Records provided:

--------

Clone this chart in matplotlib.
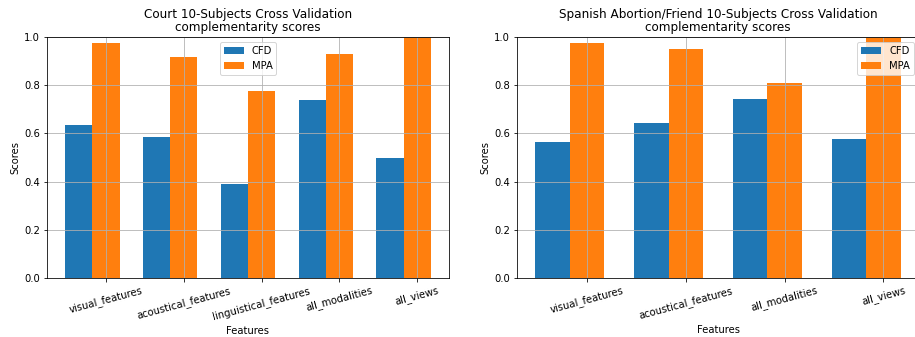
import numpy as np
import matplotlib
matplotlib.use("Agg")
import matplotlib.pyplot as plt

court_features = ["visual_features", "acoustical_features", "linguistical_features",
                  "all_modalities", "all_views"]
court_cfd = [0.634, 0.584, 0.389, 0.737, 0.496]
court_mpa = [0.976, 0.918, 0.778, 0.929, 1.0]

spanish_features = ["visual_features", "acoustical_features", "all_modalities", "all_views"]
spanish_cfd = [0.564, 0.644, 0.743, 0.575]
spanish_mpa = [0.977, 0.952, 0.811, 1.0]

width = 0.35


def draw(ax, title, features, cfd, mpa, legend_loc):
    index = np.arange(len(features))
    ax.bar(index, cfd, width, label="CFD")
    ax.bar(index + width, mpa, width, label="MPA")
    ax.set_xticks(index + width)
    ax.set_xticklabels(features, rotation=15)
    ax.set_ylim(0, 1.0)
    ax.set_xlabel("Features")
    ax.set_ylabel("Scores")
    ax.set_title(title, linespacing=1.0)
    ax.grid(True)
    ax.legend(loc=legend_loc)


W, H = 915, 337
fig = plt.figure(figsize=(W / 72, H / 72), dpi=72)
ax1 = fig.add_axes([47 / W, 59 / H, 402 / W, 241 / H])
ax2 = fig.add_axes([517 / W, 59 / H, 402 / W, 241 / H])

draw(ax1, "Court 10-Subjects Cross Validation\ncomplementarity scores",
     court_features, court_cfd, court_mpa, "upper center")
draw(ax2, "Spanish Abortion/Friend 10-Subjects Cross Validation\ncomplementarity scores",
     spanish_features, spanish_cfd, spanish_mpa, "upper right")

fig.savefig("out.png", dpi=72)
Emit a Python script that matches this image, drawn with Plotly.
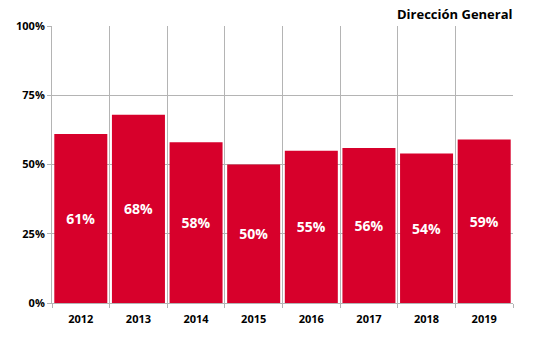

--------

What you will do: Leaving out the pictures, repeat the data above exactly.

Solution to this problem:
Clone this chart in matplotlib.
import numpy as np
import matplotlib
matplotlib.use("Agg")
import matplotlib.pyplot as plt

court_features = ["visual_features", "acoustical_features", "linguistical_features",
                  "all_modalities", "all_views"]
court_cfd = [0.634, 0.584, 0.389, 0.737, 0.496]
court_mpa = [0.976, 0.918, 0.778, 0.929, 1.0]

spanish_features = ["visual_features", "acoustical_features", "all_modalities", "all_views"]
spanish_cfd = [0.564, 0.644, 0.743, 0.575]
spanish_mpa = [0.977, 0.952, 0.811, 1.0]

width = 0.35


def draw(ax, title, features, cfd, mpa, legend_loc):
    index = np.arange(len(features))
    ax.bar(index, cfd, width, label="CFD")
    ax.bar(index + width, mpa, width, label="MPA")
    ax.set_xticks(index + width)
    ax.set_xticklabels(features, rotation=15)
    ax.set_ylim(0, 1.0)
    ax.set_xlabel("Features")
    ax.set_ylabel("Scores")
    ax.set_title(title, linespacing=1.0)
    ax.grid(True)
    ax.legend(loc=legend_loc)


W, H = 915, 337
fig = plt.figure(figsize=(W / 72, H / 72), dpi=72)
ax1 = fig.add_axes([47 / W, 59 / H, 402 / W, 241 / H])
ax2 = fig.add_axes([517 / W, 59 / H, 402 / W, 241 / H])

draw(ax1, "Court 10-Subjects Cross Validation\ncomplementarity scores",
     court_features, court_cfd, court_mpa, "upper center")
draw(ax2, "Spanish Abortion/Friend 10-Subjects Cross Validation\ncomplementarity scores",
     spanish_features, spanish_cfd, spanish_mpa, "upper right")

fig.savefig("out.png", dpi=72)
Emit a Python script that matches this image, drawn with Plotly.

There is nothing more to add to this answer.